1. Tuesday, October 29, 2002

    yes, we know this is wrong 

    and if i had the power to apologize for it i would.

    disneyland is not the place one begins a victory parade that snakes its way through anaheim, but this is what happens when a mouse owns a team, and this is what happens when no one buys it from them before they win the championship.

    it’s a blight to humanity. it’s another black eye to baseball. it’s repulsive. it’s girlie. it’s soft. it’s weak.

    it has nothing to do with baseball, a game that is played by men on grass with metal cleats and wooden bats.

    it’s okay to be bandwagon fans of the angels and lifelong enemies of disney corp.

    the angels do play in anaheim, home of disneyland, which is owned by disney who owns damn near everything in anaheim, which is why it’s such a beautiful city.

    disney owns The Anaheim Pond where the second leg of the parade went through. It owns Edison Field where the celebration congregated.

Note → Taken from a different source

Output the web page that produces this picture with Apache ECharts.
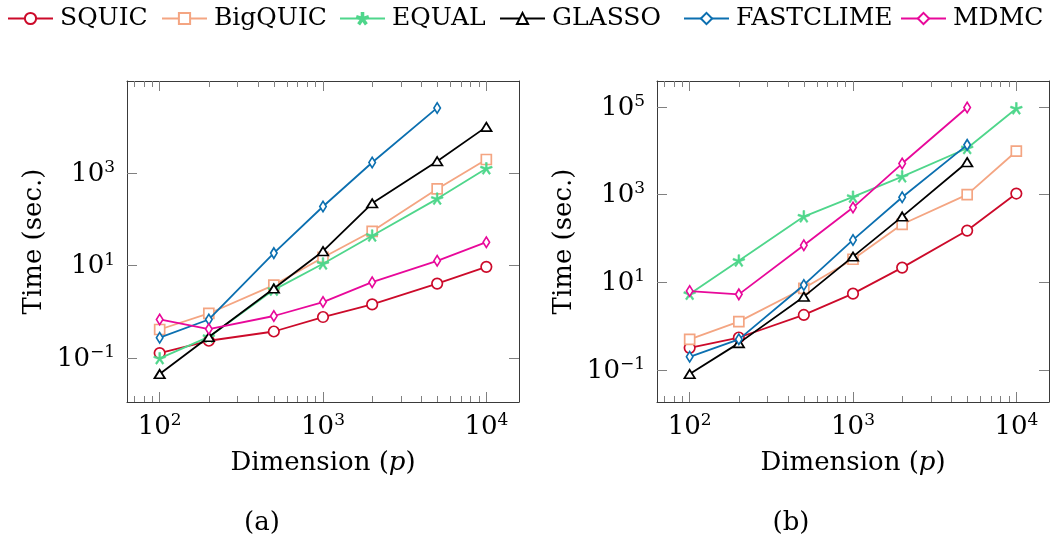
<!DOCTYPE html>
<html><head><meta charset="utf-8">
<script src="https://cdn.jsdelivr.net/npm/echarts@6/dist/echarts.min.js"></script>
<style>html,body{margin:0;padding:0;background:#fff}#c{width:1059px;height:548px}</style>
</head><body><div id="c"></div>
<script>
// ---------------- data ----------------
const dimensions = [100, 200, 500, 1000, 2000, 5000, 10000];
const methodNames = ['SQUIC', 'BigQUIC', 'EQUAL', 'GLASSO', 'FASTCLIME', 'MDMC'];

// panel (a)
const squicA     = [0.13, 0.24, 0.38, 0.78, 1.46, 4.1, 9.4];
const bigquicA   = [0.42, 0.93, 3.8, 15, 55, 450, 1940];
const equalA     = [0.10, 0.29, 3.0, 11, 44, 275, 1240];
const glassoA    = [0.046, 0.29, 3.2, 20.5, 220, 1780, 9800];
const fastclimeA = [0.28, 0.69, 18.6, 188, 1670, 25100, null];
const mdmcA      = [0.69, 0.43, 0.82, 1.64, 4.4, 12.7, 32];

// panel (b)
const squicB     = [0.32, 0.55, 1.8, 5.5, 21.6, 151, 1055];
const bigquicB   = [0.5, 1.27, 7.3, 33.5, 210, 1000, 9750];
const equalB     = [5.4, 31, 315, 885, 2570, 11400, 91700];
const glassoB    = [0.081, 0.41, 4.7, 38.5, 315, 5470, null];
const fastclimeB = [0.2, 0.5, 8.7, 92.5, 869, 13600, null];
const mdmcB      = [6.3, 5.3, 70, 505, 5100, 96600, null];

// tick values
const xMajorTicks = [100, 1000, 10000];
const xMinorTicks = [70, 80, 90, 200, 300, 400, 500, 600, 700, 800, 900,
                     2000, 3000, 4000, 5000, 6000, 7000, 8000, 9000];
const yTicksA = [0.1, 10, 1000];
const yTicksB = [0.1, 10, 1000, 100000];

// axis ranges (log10 space)
const xRange = [1.8, 4.2];
const yRangeA = [-1.94, 4.98];
const yRangeB = [-1.73, 5.59];

// ---------------- styles ----------------
const FONT = '"DejaVu Serif", serif';
const FRAME = '#3a3a3a';
const TICK = '#808080';
const colors = {
  SQUIC: '#cc0a2a', BigQUIC: '#f4a582', EQUAL: '#4fd68b',
  GLASSO: '#000000', FASTCLIME: '#0b6fb0', MDMC: '#e8089a'
};

// asterisk-like star path (5 arms)
function starPath() {
  const w = 0.14;
  let d = '';
  for (let k = 0; k < 5; k++) {
    const a = (90 + 72 * k) * Math.PI / 180;
    const dx = Math.cos(a), dy = -Math.sin(a);
    const px = -dy * w, py = dx * w;
    const pts = [[px, py], [dx + px, dy + py], [dx - px, dy - py], [-px, -py]];
    d += 'M' + pts.map(p => p[0].toFixed(3) + ' ' + p[1].toFixed(3)).join(' L') + ' Z ';
  }
  return 'path://' + d;
}
const markers = {
  SQUIC: { symbol: 'circle', size: 10.5, fill: '#fff' },
  BigQUIC: { symbol: 'rect', size: 10, fill: '#fff' },
  EQUAL: { symbol: starPath(), size: 12, fill: null },
  GLASSO: { symbol: 'triangle', size: [10.5, 8.5], fill: '#fff' },
  FASTCLIME: { symbol: 'diamond', size: [6.5, 10.5], fill: '#fff' },
  MDMC: { symbol: 'diamond', size: [6.5, 10.5], fill: '#fff' }
};

const log10 = Math.log10;
function expLabel(v) {
  const e = Math.round(v);
  return '{b|10}{sup|' + (e < 0 ? '\u2212' + (-e) : e) + '}';
}
const labelRich = {
  b: { fontSize: 26, fontFamily: FONT, color: '#000', verticalAlign: 'bottom', lineHeight: 28, padding: [4, 0, 0, 0] },
  sup: { fontSize: 17, fontFamily: FONT, color: '#000', verticalAlign: 'top', lineHeight: 18 }
};

const grids = [
  { left: 127, top: 81, width: 392, height: 321 },
  { left: 657, top: 81, width: 392, height: 321 }
];

const xAxes = [], yAxes = [], series = [];

function addPanel(gi, yRange, yTicks, panelData) {
  const xBase = {
    type: 'value', gridIndex: gi, min: xRange[0], max: xRange[1],
    splitLine: { show: false },
    axisLine: { show: true, onZero: false, lineStyle: { color: FRAME, width: 1 } }
  };
  const majT = { show: true, inside: true, length: 10, customValues: xMajorTicks.map(log10), lineStyle: { color: TICK, width: 1 } };
  const minT = { show: true, inside: true, length: 6, customValues: xMinorTicks.map(log10), lineStyle: { color: TICK, width: 1 } };
  const xi = xAxes.length;
  xAxes.push(Object.assign({}, xBase, {
    position: 'bottom', axisTick: majT,
    axisLabel: { show: true, customValues: xMajorTicks.map(log10), formatter: expLabel, margin: 10,
      fontFamily: FONT, fontSize: 26, color: '#000', rich: labelRich },
    name: 'Dimension ({it|p})', nameLocation: 'middle', nameGap: 48,
    nameTextStyle: { fontFamily: FONT, fontSize: 26, color: '#000',
      rich: { it: { fontFamily: FONT, fontSize: 26, fontStyle: 'italic', color: '#000' } } }
  }));
  xAxes.push(Object.assign({}, xBase, { position: 'bottom', axisLine: { show: false, onZero: false }, axisTick: minT, axisLabel: { show: false } }));
  xAxes.push(Object.assign({}, xBase, { position: 'top', axisTick: majT, axisLabel: { show: false } }));
  xAxes.push(Object.assign({}, xBase, { position: 'top', axisLine: { show: false, onZero: false }, axisTick: minT, axisLabel: { show: false } }));

  const yBase = {
    type: 'value', gridIndex: gi, min: yRange[0], max: yRange[1],
    splitLine: { show: false },
    axisLine: { show: true, onZero: false, lineStyle: { color: FRAME, width: 1 } },
    axisTick: { show: true, inside: true, length: 10, customValues: yTicks.map(log10), lineStyle: { color: TICK, width: 1 } }
  };
  const yi = yAxes.length;
  yAxes.push(Object.assign({}, yBase, {
    position: 'left',
    axisLabel: { show: true, customValues: yTicks.map(log10), formatter: expLabel, margin: 12,
      fontFamily: FONT, fontSize: 26, color: '#000', rich: labelRich },
    name: 'Time (sec.)', nameLocation: 'middle', nameGap: 80, nameRotate: 90,
    nameTextStyle: { fontFamily: FONT, fontSize: 26, color: '#000' }
  }));
  yAxes.push(Object.assign({}, yBase, { position: 'right', axisLabel: { show: false } }));

  methodNames.forEach((name, i) => {
    const vals = panelData[i];
    const pts = [];
    dimensions.forEach((p, j) => { if (vals[j] != null) pts.push([log10(p), log10(vals[j])]); });
    const m = markers[name];
    series.push({
      type: 'line', name: name, xAxisIndex: xi, yAxisIndex: yi, data: pts,
      symbol: m.symbol, symbolSize: m.size, showAllSymbol: true,
      lineStyle: { color: colors[name], width: 1.8 },
      itemStyle: { color: m.fill || colors[name], borderColor: colors[name], borderWidth: m.fill ? 1.7 : 0.6, opacity: 1 },
      emphasis: { disabled: true }, animation: false, z: 2 + i
    });
  });
}

addPanel(0, yRangeA, yTicksA, [squicA, bigquicA, equalA, glassoA, fastclimeA, mdmcA]);
addPanel(1, yRangeB, yTicksB, [squicB, bigquicB, equalB, glassoB, fastclimeB, mdmcB]);

const legendLefts = [7, 161, 339, 499, 683, 900];
const legends = methodNames.map((n, i) => ({
  data: [n], left: legendLefts[i], top: 6, itemWidth: 45, itemHeight: 14, itemGap: 0,
  selectedMode: false, padding: 0,
  textStyle: { fontFamily: FONT, fontSize: 25, color: '#000', padding: [0, 0, 0, 2] }
}));

const chart = echarts.init(document.getElementById('c'), null, { renderer: 'canvas' });
chart.setOption({
  animation: false,
  backgroundColor: '#fff',
  grid: grids,
  xAxis: xAxes,
  yAxis: yAxes,
  legend: legends,
  series: series,
  graphic: [
    { type: 'text', x: 262, y: 523, style: { text: '(a)', font: '26px "DejaVu Serif"', fill: '#000', align: 'center', verticalAlign: 'middle' } },
    { type: 'text', x: 791, y: 523, style: { text: '(b)', font: '26px "DejaVu Serif"', fill: '#000', align: 'center', verticalAlign: 'middle' } }
  ]
});
</script></body></html>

    It even owns my favorite rock group Tsar.

    hurts me to type that. even if it wasn’t for the carpal.

    to parade the world champs through a theme park diminishes the achievement to a level of fiction, not fairy tale. another smiling face to throw confetti at like they were dwarves, clowns, or cartoon renderings of fake heroes.

    call me dramatic but david eckstein, all 5’6″ of him, is a flesh and blood rendering of a real hero. nearly traded to the white sox, told all his life he wasn’t enough, was the spark plug and emotional leader of your anaheim angels.

    he deserves better than to be seen alongside the likes of Goofy.

    disney, im sure, are selling rally monkeys in their theme parks, but that trophy isn’t theirs. disney didn’t dig into their vault and spend massive amounts on free agents last winter. they treated the angels like a step child and now they want to bask in the glory of the ball, and because why again? because they let jeff edmonds go?

    the x factor wasn’t the multibillion dollar ownership who has controlling interest in abc tv, espn, touchstone films, miramax, buena vista, and many others.

    the x factor was a monkey.

    body language might mean something in the rest of the world, but in southern california it’s all about what you wear on your body. when michael eisner accepted the world series trophy while sporting an old school mickey mouse tshirt, he couldnt have said it any better.

    the back of his tshirt should have said, “no matter what you do, angels, you’re unloved, unwanted, and currently a cute plaything for the house of mouse. thank you for the free publicity, but you will be sold to the highest bidder like a beanie baby on ebay.”

    maybe the back of the tshirt did say that, which is why mike had a blazer on.

    far be it from me to rain on the victory parade. the angel fans deserve their day in the sun, which is why i’m glad that the big Ed is far enough out of the shadow of the magik kingdumb.